PARIS — Scientists in Australia are reporting encouraging early results from a simple eye test they hope will give a noninvasive way to detect signs of Alzheimer's disease.
Although it has been tried on just a small number of people and more research is needed, the experimental test has a solid basis: Alzheimer's is known to cause changes in the eyes, not just the brain. Other scientists in the United States also are working on an eye test for detecting the disease.
A separate study found that falls might be an early warning sign of Alzheimer's. People who seemed to have healthy minds but who were discovered to have hidden plaques clogging their brains were five times more likely to fall during the study than those without these brain deposits, which are a hallmark of Alzheimer's.
Both studies were discussed Sunday at the Alzheimer's Association International Conference in France.
More than 5.4 million Americans and 35 million people worldwide have Alzheimer's, the most common form of dementia.

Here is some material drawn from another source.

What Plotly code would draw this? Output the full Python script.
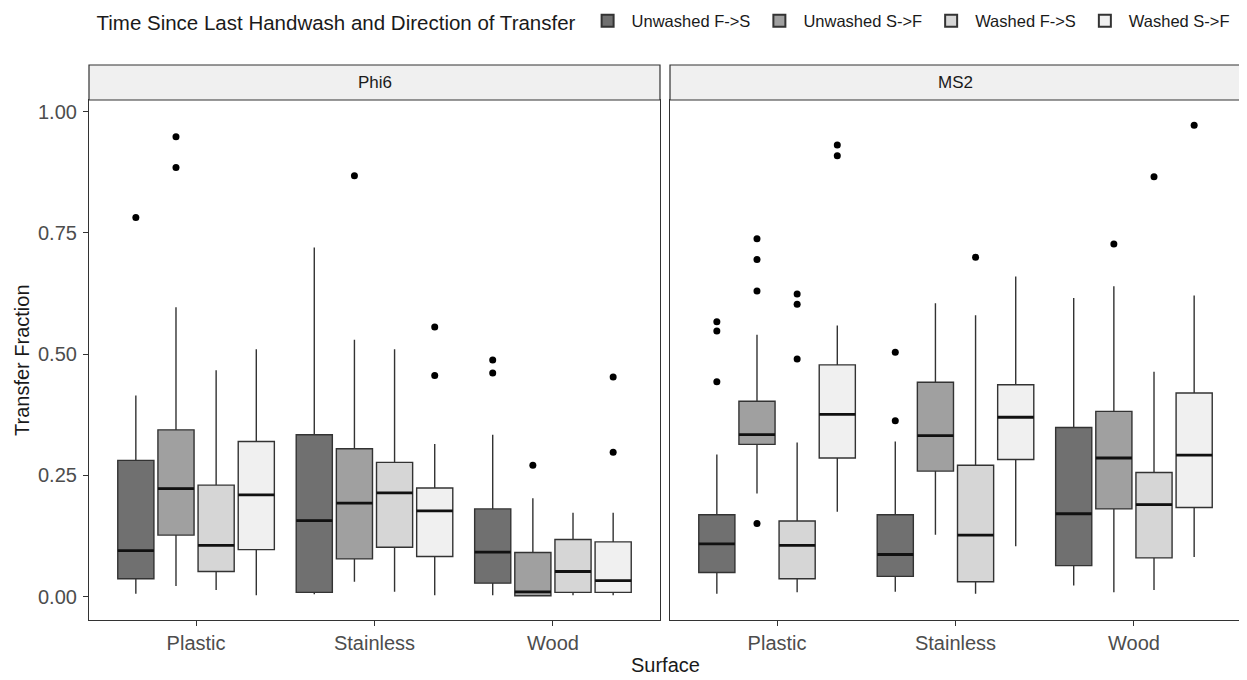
import plotly.graph_objects as go

# ---------------- data ----------------
viruses = ["Phi6", "MS2"]
surfaces = ["Plastic", "Stainless", "Wood"]
groups = ["Unwashed F->S", "Unwashed S->F", "Washed F->S", "Washed S->F"]
fills = ["#707070", "#A0A0A0", "#D6D6D6", "#F0F0F0"]

# rows = groups, columns = surfaces (Plastic, Stainless, Wood)
phi6_lower = [[0.006, 0.005, 0.003], [0.022, 0.031, 0.001], [0.014, 0.010, 0.003], [0.003, 0.003, 0.003]]
phi6_q1 = [[0.037, 0.009, 0.028], [0.127, 0.078, 0.002], [0.052, 0.102, 0.009], [0.097, 0.083, 0.009]]
phi6_median = [[0.095, 0.157, 0.092], [0.223, 0.193, 0.010], [0.106, 0.214, 0.052], [0.210, 0.177, 0.033]]
phi6_q3 = [[0.281, 0.334, 0.181], [0.344, 0.305, 0.091], [0.230, 0.277, 0.118], [0.320, 0.224, 0.113]]
phi6_upper = [[0.415, 0.720, 0.334], [0.597, 0.530, 0.203], [0.467, 0.510, 0.173], [0.510, 0.315, 0.173]]
phi6_outliers = [
    [[0.782], [], [0.488, 0.461]],
    [[0.948, 0.885], [0.868], [0.271]],
    [[], [], []],
    [[], [0.556, 0.456], [0.453, 0.298]],
]

ms2_lower = [[0.006, 0.010, 0.023], [0.213, 0.128, 0.009], [0.009, 0.006, 0.014], [0.175, 0.104, 0.082]]
ms2_q1 = [[0.050, 0.042, 0.064], [0.314, 0.259, 0.181], [0.037, 0.031, 0.080], [0.286, 0.283, 0.184]]
ms2_median = [[0.109, 0.087, 0.171], [0.334, 0.332, 0.286], [0.106, 0.127, 0.190], [0.376, 0.370, 0.292]]
ms2_q3 = [[0.169, 0.169, 0.349], [0.403, 0.442, 0.382], [0.156, 0.271, 0.256], [0.478, 0.437, 0.420]]
ms2_upper = [[0.293, 0.320, 0.616], [0.540, 0.605, 0.640], [0.318, 0.580, 0.464], [0.559, 0.660, 0.621]]
ms2_outliers = [
    [[0.567, 0.548, 0.443], [0.504, 0.363], []],
    [[0.738, 0.695, 0.630, 0.151], [], [0.727]],
    [[0.624, 0.603, 0.490], [0.700], [0.866]],
    [[0.931, 0.909], [], [0.972]],
]

y_ticks = [0, 0.25, 0.5, 0.75, 1.0]
y_ticktext = ["0.00", "0.25", "0.50", "0.75", "1.00"]

# ---------------- figure ----------------
stats = {
    "Phi6": (phi6_lower, phi6_q1, phi6_median, phi6_q3, phi6_upper, phi6_outliers),
    "MS2": (ms2_lower, ms2_q1, ms2_median, ms2_q3, ms2_upper, ms2_outliers),
}

dodge = 0.9 / len(groups)
box_w = dodge * 0.9
LINE = "#333333"
FONT = "Liberation Sans, Arial, sans-serif"

fig = go.Figure()
for vi, virus in enumerate(viruses):
    lower, q1, med, q3, upper, outl = stats[virus]
    xa = "x" if vi == 0 else "x2"
    ya = "y" if vi == 0 else "y2"
    for gi, grp in enumerate(groups):
        off = (gi - (len(groups) - 1) / 2) * dodge
        xs = [si + 1 + off for si in range(len(surfaces))]
        fig.add_trace(go.Box(
            x=xs, q1=q1[gi], median=med[gi], q3=q3[gi],
            lowerfence=lower[gi], upperfence=upper[gi],
            width=box_w, whiskerwidth=0, boxpoints=False,
            fillcolor=fills[gi], line=dict(color=LINE, width=1.4),
            name=grp, legendgroup=grp, showlegend=(vi == 0),
            xaxis=xa, yaxis=ya, hoverinfo="skip",
        ))
        # thick median lines
        mx, my = [], []
        for si, x in enumerate(xs):
            mx += [x - box_w / 2, x + box_w / 2, None]
            my += [med[gi][si], med[gi][si], None]
        fig.add_trace(go.Scatter(
            x=mx, y=my, mode="lines", line=dict(color="#111111", width=2.8),
            showlegend=False, xaxis=xa, yaxis=ya, hoverinfo="skip",
        ))
        # outliers
        ox, oy = [], []
        for si, x in enumerate(xs):
            for v in outl[gi][si]:
                ox.append(x)
                oy.append(v)
        if ox:
            fig.add_trace(go.Scatter(
                x=ox, y=oy, mode="markers",
                marker=dict(color="black", size=7),
                showlegend=False, xaxis=xa, yaxis=ya, hoverinfo="skip",
            ))

# the page body adds an 8px offset; size the figure to compensate
W, H = 1239, 672
ml, mr, mt, mb = 81, 6, 92, 60
pw = W - ml - mr
ph = H - mt - mb
gap = 10
d1 = (pw - gap) / 2 / pw
d2 = d1 + gap / pw

xaxis_common = dict(
    range=[0.4, 3.6], tickvals=[1, 2, 3], ticktext=surfaces,
    showline=True, mirror=True, linecolor=LINE, linewidth=1.2,
    ticks="outside", ticklen=5, tickcolor=LINE, tickwidth=1,
    showgrid=False, zeroline=False,
    tickfont=dict(family=FONT, size=20, color="#4D4D4D"),
)
fig.update_layout(
    width=W, height=H,
    margin=dict(l=ml, r=mr, t=mt, b=mb, autoexpand=False),
    plot_bgcolor="white", paper_bgcolor="white",
    boxmode="overlay",
    xaxis=dict(domain=[0, d1], **xaxis_common),
    xaxis2=dict(domain=[d2, 1], anchor="y2", **xaxis_common),
    yaxis=dict(
        range=[-0.048, 1.024], tickvals=y_ticks, ticktext=y_ticktext,
        showline=True, mirror=True, linecolor=LINE, linewidth=1.2,
        ticks="outside", ticklen=5, tickcolor=LINE,
        showgrid=False, zeroline=False, ticklabelstandoff=2,
        tickfont=dict(family=FONT, size=20, color="#4D4D4D"),
    ),
    yaxis2=dict(
        range=[-0.048, 1.024], anchor="x2", matches="y",
        showline=True, mirror=True, linecolor=LINE, linewidth=1.2,
        showticklabels=False, ticks="", showgrid=False, zeroline=False,
    ),
    legend=dict(
        orientation="h", x=0.5, xanchor="center", y=1 + (mt - 14) / ph, yanchor="middle",
        title=dict(text="Time Since Last Handwash and Direction of Transfer", side="left",
                   font=dict(family=FONT, size=20.5, color="#1A1A1A")),
        font=dict(family=FONT, size=16.5, color="#1A1A1A"),
        itemsizing="constant", traceorder="normal", itemwidth=38,
    ),
    showlegend=True,
)

strip_h = 35 / ph
for vi, virus in enumerate(viruses):
    xr = "x domain" if vi == 0 else "x2 domain"
    yr = "y domain" if vi == 0 else "y2 domain"
    fig.add_shape(type="rect", xref=xr, yref=yr, x0=0, x1=1, y0=1, y1=1 + strip_h,
                  fillcolor="#F0F0F0", line=dict(color=LINE, width=1.2), layer="above")
    fig.add_annotation(xref=xr, yref=yr, x=0.5, y=1 + strip_h / 2, text=virus,
                       showarrow=False, font=dict(family=FONT, size=17, color="#1A1A1A"),
                       xanchor="center", yanchor="middle")

fig.add_annotation(xref="paper", yref="paper", x=0.5, y=-(657 - (H - mb)) / ph,
                   text="Surface", showarrow=False, xanchor="center", yanchor="middle",
                   font=dict(family=FONT, size=20, color="#1A1A1A"))
fig.add_annotation(xref="paper", yref="paper", x=(14 - ml) / pw, y=0.5,
                   text="Transfer Fraction", showarrow=False, textangle=-90,
                   xanchor="center", yanchor="middle",
                   font=dict(family=FONT, size=20, color="#1A1A1A"))

fig.write_html("out.html")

It has no cure and drugs only temporarily ease symptoms, so finding it early mostly helps patients and their families prepare and arrange care.

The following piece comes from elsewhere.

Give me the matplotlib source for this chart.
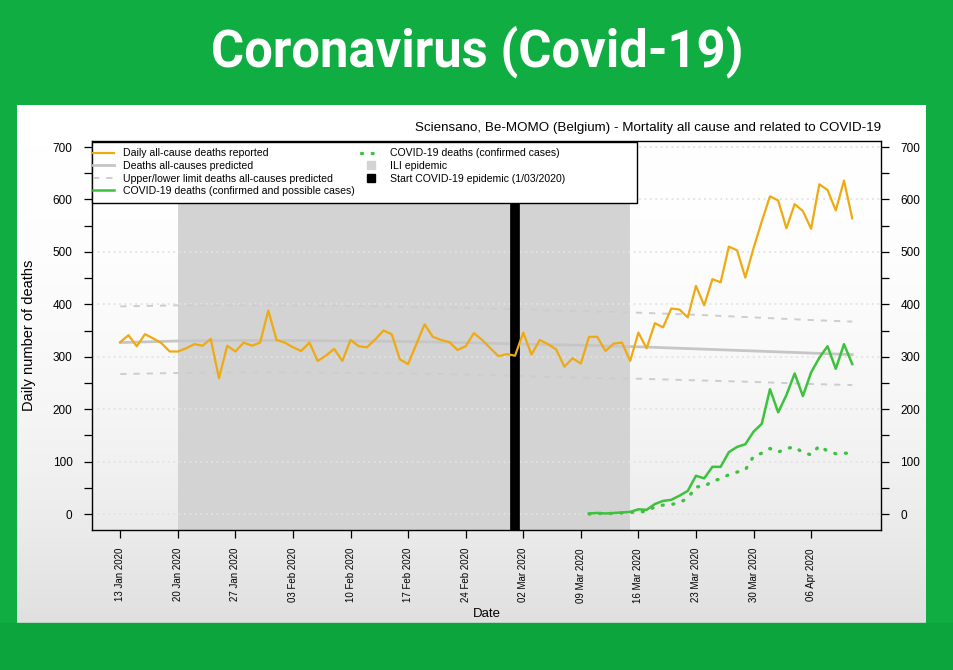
import numpy as np
import pandas as pd
import matplotlib
matplotlib.use("Agg")
import matplotlib.pyplot as plt
import matplotlib.dates as mdates
from matplotlib.lines import Line2D
from matplotlib.colors import LinearSegmentedColormap
from matplotlib.patches import Rectangle

plt.rcParams['font.family'] = ['Liberation Sans', 'DejaVu Sans']

# daily data, 13 Jan 2020 -> 11 Apr 2020
start_day = '2020-01-13'
all_cause = [328, 341, 320, 343, 335, 326, 310, 310, 316, 324,
             321, 334, 259, 321, 310, 327, 321, 327, 388, 332,
             327, 318, 311, 327, 292, 302, 315, 292, 332, 320,
             318, 333, 350, 343, 295, 286, 324, 362, 338, 332,
             328, 313, 320, 345, 332, 316, 301, 305, 302, 346,
             304, 332, 324, 314, 281, 297, 287, 338, 338, 311,
             325, 327, 292, 346, 316, 364, 356, 392, 390, 375,
             435, 398, 448, 442, 510, 503, 451, 507, 558, 606,
             598, 545, 591, 578, 544, 629, 618, 579, 636, 564]

# covid series start 10 Mar 2020
covid_start = '2020-03-10'
covid_all = [1, 2, 1, 2, 3, 4, 9, 8, 19, 25, 27, 35, 44, 73, 68, 90, 90,
             118, 128, 133, 157, 172, 238, 194, 227, 268, 225, 270, 298,
             320, 277, 324, 286]
covid_confirmed = [0, 1, 1, 1, 2, 3, 4, 5, 14, 17, 18, 22, 30, 52, 52, 63,
                   67, 75, 80, 84, 110, 116, 125, 118, 125, 128, 117, 113,
                   130, 120, 115, 116, 116]

# predicted baseline and limits (read weekly + last day)
pred_days = [0, 7, 14, 21, 28, 35, 42, 49, 56, 63, 70, 77, 84, 89]
predicted = [327, 330, 331, 331, 330, 329, 327, 324, 322, 319, 315, 311, 307, 304]
upper = [396, 398, 398, 398, 397, 395, 393, 390, 387, 384, 380, 375, 370, 367]
lower = [267, 269, 270, 270, 269, 268, 266, 263, 260, 258, 255, 252, 248, 246]

ili_start, ili_end = '2020-01-20', '2020-03-15'
epidemic_start = '2020-03-01'
tick_dates = pd.date_range('2020-01-13', '2020-04-06', freq='7D')

dates = pd.date_range(start_day, periods=len(all_cause))
cdates = pd.date_range(covid_start, periods=len(covid_all))
pdates = pd.Timestamp(start_day) + pd.to_timedelta(pred_days, unit='D')

W, H = 954, 670
fig = plt.figure(figsize=(W / 100, H / 100), dpi=100)
fig.patch.set_facecolor('#10ae42')
fig.patches.append(Rectangle((0, 0), 1, 1 - 623 / H, transform=fig.transFigure,
                             color='#0ca43d', zorder=0))

# white panel with a slight grey fade at the bottom
pan = fig.add_axes([17 / W, 1 - 623 / H, (926 - 17) / W, (623 - 105) / H], zorder=0)
grad = np.linspace(0, 1, 256).reshape(-1, 1) ** 2.2
cm = LinearSegmentedColormap.from_list('fade', ['#ffffff', '#e0e0e0'])
pan.imshow(grad, aspect='auto', cmap=cm, extent=[0, 1, 0, 1], origin='upper')
pan.axis('off')

fig.text(477 / W, 1 - 52 / H, 'Coronavirus (Covid-19)', color='white',
         fontsize=36.5, fontweight='bold', family='Roboto', ha='center', va='center')

ax = fig.add_axes([92 / W, 1 - 530 / H, (881 - 92) / W, (530 - 141) / H], zorder=1)
ax.set_facecolor('none')

x0 = mdates.date2num(pd.Timestamp(start_day))
ax.set_xlim(x0 - 3.44, x0 + 92.5)
ax.set_ylim(-30.5, 711.5)

ax.axvspan(pd.Timestamp(ili_start), pd.Timestamp(ili_end), color='#d3d3d3', lw=0, zorder=1)
for yv in range(0, 701, 100):
    ax.axhline(yv, color='#e2e2e2', lw=1.3, ls=(0, (1, 2)), zorder=2)

ax.plot(pdates, predicted, color='#c6c6c6', lw=2.0, zorder=3)
ax.plot(pdates, upper, color='#cdcdcd', lw=1.4, ls=(0, (3.2, 3.6)), zorder=3)
ax.plot(pdates, lower, color='#cdcdcd', lw=1.4, ls=(0, (3.2, 3.6)), zorder=3)
ax.axvline(pd.Timestamp(epidemic_start), color='black', lw=7, zorder=4)
ax.plot(dates, all_cause, color='#eeaa10', lw=1.6, zorder=5)
ax.plot(cdates, covid_all, color='#3cc23c', lw=1.8, zorder=5)
ax.plot(cdates, covid_confirmed, color='#3cc23c', lw=2.4,
        ls=(0, (0.3, 2.9)), dash_capstyle='round', zorder=5)

ax.set_yticks(range(0, 701, 100))
ax.set_yticks(range(50, 701, 100), minor=True)
ax.tick_params(axis='y', which='both', direction='out', length=6, width=0.9,
               left=True, right=True, labelleft=True, labelright=True,
               labelsize=8.5, pad=8)
ax.set_ylabel('Daily number of deaths', fontsize=10.5, labelpad=12)

ax.set_xticks(tick_dates)
ax.xaxis.set_major_formatter(mdates.DateFormatter('%d %b %Y'))
ax.tick_params(axis='x', direction='out', length=6, width=0.9, labelsize=7,
               pad=7, labelrotation=90)
ax.set_xlabel('Date', fontsize=9.5, labelpad=4)
for s in ax.spines.values():
    s.set_linewidth(1.0)

ax.set_title('Sciensano, Be-MOMO (Belgium) - Mortality all cause and related to COVID-19',
             loc='right', fontsize=9.6, pad=7)

handles = [
    Line2D([], [], color='#eeaa10', lw=1.6),
    Line2D([], [], color='#c6c6c6', lw=2.0),
    Line2D([], [], color='#cdcdcd', lw=1.4, ls=(0, (3.2, 3.6))),
    Line2D([], [], color='#3cc23c', lw=1.8),
    Line2D([], [], color='#3cc23c', lw=2.4, ls=(0, (0.3, 2.9)), dash_capstyle='round'),
    Line2D([], [], color='#d3d3d3', marker='s', ls='none', markersize=6),
    Line2D([], [], color='black', marker='s', ls='none', markersize=6),
]
labels = ['Daily all-cause deaths reported', 'Deaths all-causes predicted',
          'Upper/lower limit deaths all-causes predicted',
          'COVID-19 deaths (confirmed and possible cases)',
          'COVID-19 deaths (confirmed cases)', 'ILI epidemic',
          'Start COVID-19 epidemic (1/03/2020)']
leg = ax.legend(handles, labels, ncol=2, loc='upper left',
                bbox_to_anchor=(93 / W, 1 - 148.5 / H), bbox_transform=fig.transFigure,
                fontsize=7.6, frameon=False, borderpad=0, labelspacing=0.24,
                handlelength=2.0, handletextpad=0.8, columnspacing=0.6,
                borderaxespad=0)
leg.set_zorder(11)
# legend frame (R legends keep extra space on the right)
box = Rectangle((92 / W, 1 - 203 / H), (637 - 92) / W, (203 - 142) / H,
                transform=fig.transFigure, facecolor='white', edgecolor='black',
                lw=1.0, zorder=10)
ax.add_artist(box)
box.set_clip_on(False)

fig.savefig('out.png', dpi=100, facecolor=fig.get_facecolor())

Brain scans can find evidence of Alzheimer's a decade or more before it causes memory and thinking problems, but they're too expensive and impractical for routine use. A simple eye test and warning signs like falls could be a big help.
The eye study involved photographing blood vessels in the retina, the nerve layer lining the back of the eyes. Most eye doctors have the cameras used for this, but it takes a special computer program to measure blood vessels for the experimental test doctors are using in the Alzheimer's research, said the study's leader, Shaun Frost of Australia's national science agency, CSIRO.

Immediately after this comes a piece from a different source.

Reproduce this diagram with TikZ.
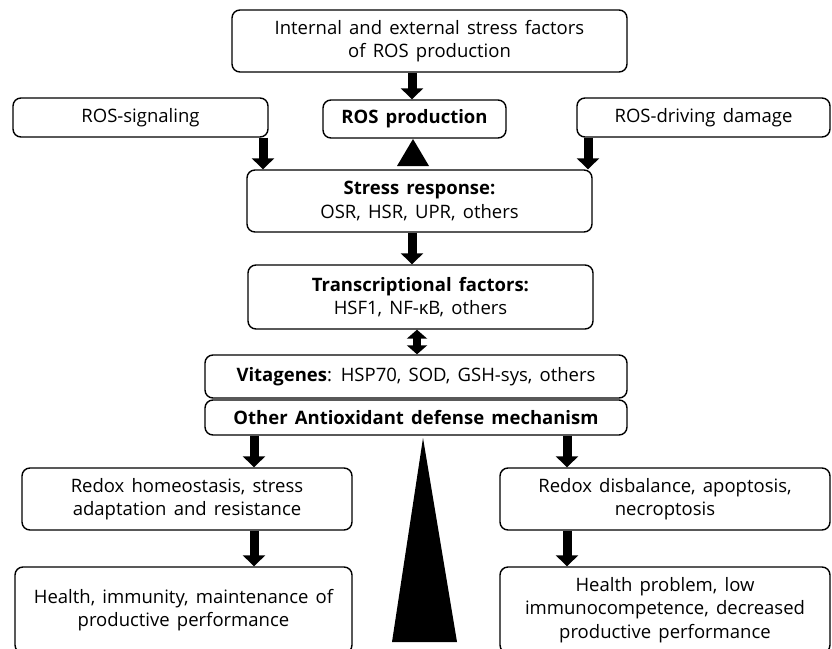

Researchers compared retinal photos of 110 healthy people, 13 people with Alzheimer's and 13 others with mild cognitive impairment, or "pre-Alzheimer's," who were taking part in a larger study on aging. The widths of certain blood vessels in those with Alzheimer's were different from vessels in the others and the amount of difference matched the amount of plaque seen on brain scans.
More study is planned on larger groups to see how accurate the test might be, Frost said.
Earlier work by Dr. Lee Goldstein of Boston University showed that amyloid, the protein that makes up Alzheimer's brain plaque, can be measured in the lens of the eyes of some people with the disease, particularly Down syndrome patients who often are prone to Alzheimer's.
A company he holds stock in, Neuroptix, is testing a laser eye scanner to measure amyloid in the eyes. Goldstein praised the work by the Australian scientists.
"It's a small study" but "suggestive and encouraging," he said. "My hat's off to them for looking outside the brain for other areas where we might see other evidence of this disease."
Eye doctors often are the first to see patients with signs of Alzheimer's, which can start with vision changes, not just the memory problems the disease is most known for, said Dr. Ronald Petersen, a Mayo Clinic dementia expert with no role in the new studies.
Other signs could be balance and gait problems, which may show up before mental changes do. Susan Stark of Washington University in St. Louis led the first study tying falls to a risk of developing Alzheimer's disease before mental changes show up.